Sin instrumentos como estos no se habría detectado el famoso bosón de Higgs. Sin embargo, los ingenieros, técnicos y empresas responsables de la fabricación de estos instrumentos, y de su mantenimiento, ajuste y reparación no aparecen en las historias que mencionan, merecidamente, los avances que se consiguen así.

Como tampoco suelen mencionarse a los que diseñan los algoritmos y los soportes físicos que crean y que mantienen los sistemas informáticos que reciben, tratan y distribuyen los datos obtenidos en las medidas. Son como los ‘donnadies’ que mencionaba Talese.

Encontramos ‘donnadies’ en prácticamente todos los ámbitos de la vida, pero me limitaré a algunos dominios científicos. En la investigación biomédica han sido y son fundamentales, especialmente en las ubicuas técnicas de imagen (radiografías, resonancia magnética, ecografías, tomografía computerizada…)-

[Newton y los secretos de la Gran Pirámide de Egipto]

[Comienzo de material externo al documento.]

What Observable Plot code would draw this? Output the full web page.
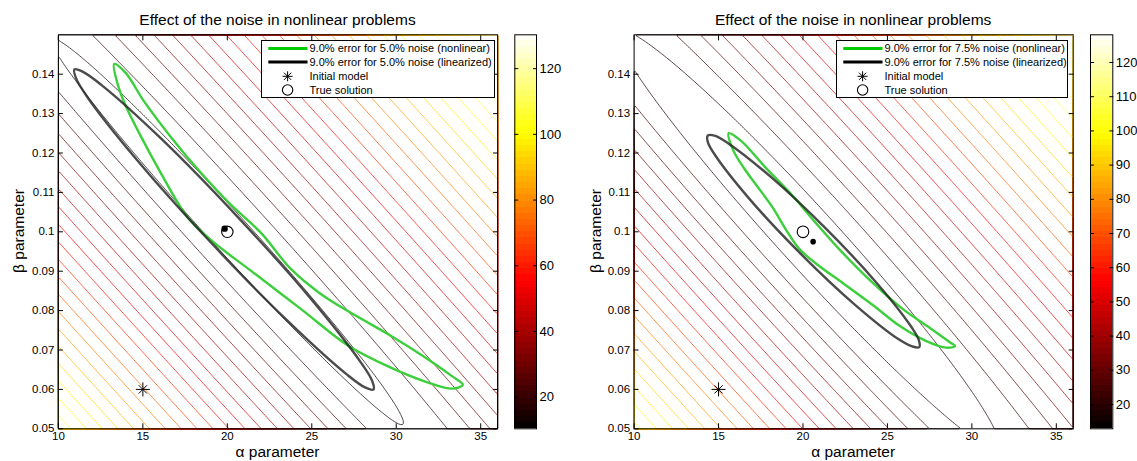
<!DOCTYPE html>
<html>
<head>
<meta charset="utf-8">
<script src="https://cdn.jsdelivr.net/npm/d3@7"></script>
<script src="https://cdn.jsdelivr.net/npm/@observablehq/plot@0.6"></script>
<style>
  html,body{margin:0;padding:0;background:#fff;}
  #wrap{position:relative;width:1137px;height:461px;overflow:hidden;background:#fff;font-family:"Liberation Sans",Arial,Helvetica,sans-serif;color:#000;}
  .box{position:absolute;top:0;}
  .box svg{display:block;overflow:visible;}
  .lbl{position:absolute;font-size:15.5px;white-space:nowrap;line-height:1;transform:translate(-50%,-50%);}
  .lbl.rot{transform:translate(-50%,-50%) rotate(-90deg);}
  .legend{position:absolute;overflow:visible;}
  .legend svg{overflow:visible;display:block;}
</style>
</head>
<body>
<div id="wrap"></div>
<script>
// ---------------- data ----------------
const alphaDomain = [10, 36];
const betaDomain = [0.05, 0.15];
const alphaTicks = [10, 15, 20, 25, 30, 35];
const betaTicks = [0.05, 0.06, 0.07, 0.08, 0.09, 0.1, 0.11, 0.12, 0.13, 0.14];
const betaTickLabels = ["0.05","0.06","0.07","0.08","0.09","0.1","0.11","0.12","0.13","0.14"];
const chartTitle = "Effect of the noise in nonlinear problems";
const alphaLabel = "α parameter";
const betaLabel = "β parameter";
const legendLeft = ["9.0% error for 5.0% noise (nonlinear)", "9.0% error for 5.0% noise (linearized)", "Initial model", "True solution"];
const legendRight = ["9.0% error for 7.5% noise (nonlinear)", "9.0% error for 7.5% noise (linearized)", "Initial model", "True solution"];

const initialModel = [[15, 0.06]];
const trueSolution = [[20, 0.1]];
const leftEstimate = [[19.84, 0.1008]];
const rightEstimate = [[20.6, 0.0975]];

// misfit surface: [alpha centre, beta centre, valley slope, floor, gradient below valley, gradient above valley, along-valley gradient]
const leftMisfit = [20, 0.1, 0.0047, 10.4, 5.4, 4.9, 0.75];
const rightMisfit = [20.3, 0.098, 0.0047, 12.9, 5.3, 4.8, 1.05];
const leftLevels = [13, 18, 23, 28, 33, 38, 43, 48, 53, 58, 63, 68, 73, 78, 83, 88, 93, 98, 103, 108, 113, 118, 123, 128, 133];
const rightLevels = [17.5, 22.5, 27.5, 32.5, 37.5, 42.5, 47.5, 52.5, 57.5, 62.5, 67.5, 72.5, 77.5, 82.5, 87.5, 92.5, 97.5, 102.5, 107.5, 112.5, 117.5, 122.5, 127.5, 132.5];
const leftColorLimits = [10.4, 130.3];
const rightColorLimits = [12.9, 128.1];
const leftColorTicks = [20, 40, 60, 80, 100, 120];
const rightColorTicks = [20, 30, 40, 50, 60, 70, 80, 90, 100, 110, 120];

const leftLinearized = [[28.66,0.0600],[28.57,0.0622],[27.88,0.0670],[24.93,0.0831],[20.61,0.1038],[16.07,0.1237],[12.54,0.1373],[11.46,0.1406],[10.95,0.1412],[11.04,0.1390],[11.73,0.1341],[14.68,0.1181],[19.00,0.0974],[23.54,0.0775],[27.07,0.0638],[28.15,0.0605]];
const leftNonlinear = [[13.30,0.1426],[13.97,0.1404],[15.04,0.1333],[16.69,0.1239],[18.41,0.1151],[20.13,0.1072],[22.02,0.0996],[23.73,0.0907],[25.51,0.0843],[27.57,0.0788],[29.65,0.0737],[31.72,0.0681],[33.32,0.0633],[33.94,0.0612],[33.32,0.0602],[31.72,0.0620],[29.65,0.0656],[27.16,0.0711],[24.33,0.0805],[21.37,0.0902],[19.06,0.0978],[17.58,0.1041],[16.04,0.1151],[14.86,0.1244],[13.97,0.1321],[13.50,0.1376]];
const rightLinearized = [[26.88,0.0707],[26.86,0.0725],[26.41,0.0759],[24.39,0.0869],[21.36,0.1008],[18.13,0.1138],[15.56,0.1225],[14.76,0.1244],[14.36,0.1244],[14.37,0.1227],[14.82,0.1193],[16.84,0.1083],[19.87,0.0944],[23.10,0.0814],[25.67,0.0727],[26.47,0.0709]];
const rightNonlinear = [[15.60,0.1250],[16.30,0.1232],[17.83,0.1161],[19.37,0.1092],[20.73,0.1024],[22.21,0.0953],[23.99,0.0876],[25.88,0.0805],[27.54,0.0755],[28.72,0.0719],[29.01,0.0710],[28.49,0.0706],[27.24,0.0724],[25.76,0.0760],[24.17,0.0813],[22.39,0.0869],[20.90,0.0915],[19.75,0.0958],[19.00,0.1005],[18.20,0.1062],[17.30,0.1115],[16.53,0.1160],[15.88,0.1206]];

// ---------------- styles ----------------
const FONT = '"Liberation Sans", Arial, Helvetica, sans-serif';
const HOT = ["#000000", "#ff0000", "#ffff00", "#ffffff"];
const HOT_POS = [0, 0.375, 0.75, 1];
const GREEN = "#3ccf3c";
const DARK = "#1e1e1e";
const MT = 34.3, MB = 32.7, H = 461;

function colorScale(lim) {
  return {type: "linear", domain: HOT_POS.map(f => lim[0] + f * (lim[1] - lim[0])), range: HOT, interpolate: "rgb", clamp: true};
}
function misfit(p) {
  const [ac, bc, slope, floor, below, above, along] = p;
  return (a, b) => {
    const da = a - ac, db = (b - bc) / slope;
    const u = da + db, w = (da - db) / 2;
    return Math.hypot(floor, (u < 0 ? below : above) * u, along * w);
  };
}
const X = d => d[0], Y = d => d[1];

function panel(o) {
  return Plot.plot({
    width: o.width, height: H,
    marginLeft: o.ml, marginRight: o.mr, marginTop: MT, marginBottom: MB,
    style: {background: "none", fontFamily: FONT, fontSize: "11.5px", color: "#000", overflow: "visible"},
    x: {domain: alphaDomain, label: null},
    y: {domain: betaDomain, label: null},
    color: colorScale(o.clim),
    marks: [
      Plot.contour({x1: alphaDomain[0], x2: alphaDomain[1], y1: betaDomain[0], y2: betaDomain[1],
        value: misfit(o.misfit), thresholds: o.levels, stroke: "value", fill: "none", strokeWidth: 1, strokeOpacity: 0.72}),
      Plot.line(o.nonlinear, {x: X, y: Y, curve: "catmull-rom-closed", stroke: GREEN, strokeWidth: 2.4}),
      Plot.line(o.linearized, {x: X, y: Y, curve: "catmull-rom-closed", stroke: DARK, strokeOpacity: 0.8, strokeWidth: 2.4}),
      Plot.dot(initialModel, {x: X, y: Y, symbol: "plus", r: 4.6, stroke: "#000", strokeWidth: 1}),
      Plot.dot(initialModel, {x: X, y: Y, symbol: "times", r: 3.8, stroke: "#000", strokeWidth: 1}),
      Plot.dot(trueSolution, {x: X, y: Y, r: o.circleR, stroke: "#000", fill: "none", strokeWidth: 1.1}),
      Plot.dot(o.estimate, {x: X, y: Y, r: o.dotR, fill: "#000", stroke: "none"}),
      Plot.frame({stroke: "#000"}),
      Plot.axisX({ticks: alphaTicks, tickSize: 0, tickPadding: 3, label: null, fontSize: 11.5}),
      Plot.axisX({ticks: alphaTicks, tickSize: 5, dy: -5, fill: "none", label: null}),
      Plot.axisX({anchor: "top", ticks: alphaTicks, tickSize: 5, dy: 5, fill: "none", label: null}),
      Plot.axisY({ticks: betaTicks, tickSize: 0, tickPadding: 4, label: null, fontSize: 11.5,
        tickFormat: d => betaTickLabels[betaTicks.indexOf(d)]}),
      Plot.axisY({ticks: betaTicks, tickSize: 5, dx: 5, fill: "none", label: null}),
      Plot.axisY({anchor: "right", ticks: betaTicks, tickSize: 5, dx: -5, fill: "none", label: null})
    ]
  });
}

function colorbar(o) {
  const [lo, hi] = o.clim;
  const bands = d3.range(64).map(i => [lo + (hi - lo) * i / 64, lo + (hi - lo) * (i + 1) / 64]);
  return Plot.plot({
    width: 70, height: H,
    marginLeft: o.ml, marginRight: 70 - o.ml - o.bw, marginTop: MT, marginBottom: MB,
    style: {background: "none", fontFamily: FONT, fontSize: "13px", color: "#000", overflow: "visible"},
    x: {domain: [0, 1], axis: null},
    y: {domain: [lo, hi], label: null},
    color: colorScale(o.clim),
    marks: [
      Plot.rect(bands, {x1: 0, x2: 1, y1: d => d[0], y2: d => d[1], fill: d => (d[0] + d[1]) / 2, shapeRendering: "crispEdges"}),
      Plot.frame({stroke: "#000"}),
      Plot.axisY({anchor: "right", ticks: o.ticks, tickSize: 0, tickPadding: 3, label: null, fontSize: 13}),
      Plot.axisY({anchor: "right", ticks: o.ticks, tickSize: 4, dx: -4, fill: "none", label: null}),
      Plot.axisY({anchor: "left", ticks: o.ticks, tickSize: 4, dx: 4, fill: "none", label: null})
    ]
  });
}

function legend(left, width, labels) {
  const h = 58;
  const svg = d3.create("svg").attr("width", width).attr("height", h)
    .style("font-family", FONT).style("font-size", "11px");
  svg.append("rect").attr("x", 0.5).attr("y", 0.5).attr("width", width - 1).attr("height", h - 1)
    .attr("fill", "#fff").attr("stroke", "#000");
  const rows = [8.5, 22, 36.3, 50];
  const sx = [7.3, 46.5], mx = 26.6, tx = 48.5;
  svg.append("line").attr("x1", sx[0]).attr("x2", sx[1]).attr("y1", rows[0]).attr("y2", rows[0]).attr("stroke", "#00cc00").attr("stroke-width", 3);
  svg.append("line").attr("x1", sx[0]).attr("x2", sx[1]).attr("y1", rows[1]).attr("y2", rows[1]).attr("stroke", "#000").attr("stroke-width", 3);
  const a = svg.append("g").attr("transform", `translate(${mx},${rows[2]})`).attr("stroke", "#000").attr("stroke-width", 1);
  a.append("line").attr("x1", 0).attr("x2", 0).attr("y1", -5).attr("y2", 5);
  a.append("line").attr("x1", -5).attr("x2", 5).attr("y1", 0).attr("y2", 0);
  a.append("line").attr("x1", -3.6).attr("x2", 3.6).attr("y1", -3.6).attr("y2", 3.6);
  a.append("line").attr("x1", -3.6).attr("x2", 3.6).attr("y1", 3.6).attr("y2", -3.6);
  svg.append("circle").attr("cx", mx).attr("cy", rows[3]).attr("r", 5.2).attr("fill", "none").attr("stroke", "#000").attr("stroke-width", 1.1);
  labels.forEach((t, i) => svg.append("text").attr("x", tx).attr("y", rows[i]).attr("dy", "0.35em").attr("fill", "#000").text(t));
  const div = document.createElement("div");
  div.className = "legend";
  div.style.left = left + "px"; div.style.top = "40px";
  div.style.width = width + "px"; div.style.height = h + "px";
  div.appendChild(svg.node());
  return div;
}

const wrap = document.getElementById("wrap");
function place(node, left, width) {
  const d = document.createElement("div");
  d.className = "box"; d.style.left = left + "px"; d.style.width = width + "px";
  d.appendChild(node); wrap.appendChild(d);
}
function label(text, x, y, rot) {
  const d = document.createElement("div");
  d.className = "lbl" + (rot ? " rot" : "");
  d.style.left = x + "px"; d.style.top = y + "px";
  d.textContent = text; wrap.appendChild(d);
}

// right panel first so the left colour bar labels remain visible on top
place(panel({width: 577, ml: 73.6, mr: 64.3, clim: rightColorLimits, misfit: rightMisfit, levels: rightLevels,
  nonlinear: rightNonlinear, linearized: rightLinearized, estimate: rightEstimate, circleR: 5.8, dotR: 2.8}), 560, 577);
place(panel({width: 560, ml: 57.9, mr: 62.9, clim: leftColorLimits, misfit: leftMisfit, levels: leftLevels,
  nonlinear: leftNonlinear, linearized: leftLinearized, estimate: leftEstimate, circleR: 5.7, dotR: 3.2}), 0, 560);
place(colorbar({clim: rightColorLimits, ticks: rightColorTicks, ml: 10, bw: 22.3}), 1080, 70);
place(colorbar({clim: leftColorLimits, ticks: leftColorTicks, ml: 10.3, bw: 21.7}), 504, 70);

wrap.appendChild(legend(260.7, 234, legendLeft));
wrap.appendChild(legend(836, 232, legendRight));

label(chartTitle, 277.5, 20);
label(chartTitle, 853.2, 20);
label(alphaLabel, 277.5, 452);
label(alphaLabel, 853.2, 452);
label(betaLabel, 19, 231.3, true);
label(betaLabel, 596, 231.3, true);
</script>
</body>
</html>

Recordemos también el papel que desempeñaron en la astronomía tantas mujeres, encargadas de la engorrosa y aburrida tarea de medir los datos de las placas fotográficas y de las observaciones espectroscópicas que hacían los señores astrofísicos y que luego ellos utilizaban en sus indagaciones y publicaciones.

Pocas han sobrepasado el anonimato (Henrietta Leavitt es uno de los escasos ejemplos). La casuística puede llegar a extremos tan “humildes” como uno asociado a Santiago Ramón y Cajal. ¿Qué sabemos del bichero que le suministraba ejemplares de lagartijas, lagartos, gatos, perros, conejos, ranas, ratones o truchas, para que examinara sus cerebros, exámenes histológicos de los que se conservan sus maravillosos dibujos, algunos de los cuales se reproducen en un bello libro que la editorial La Fabrica acaba de publicar: Cajal. El arte de la ciencia, en edición a cargo de Carlos Martín?

Bichero que con su empeño en proporcionarle esos animales contribuyó a que Cajal pudiera llegar a ese monumento de la ciencia que es la teoría neuronal. Honro la memoria y legado de los Newton, Darwin y Einstein, pero encuentro un cierto sentido de justicia social en el hecho de reconocer el imprescindible papel que esos supuestos ‘donnadies’ han desempeñado y desempeñan en el desarrollo de la ciencia.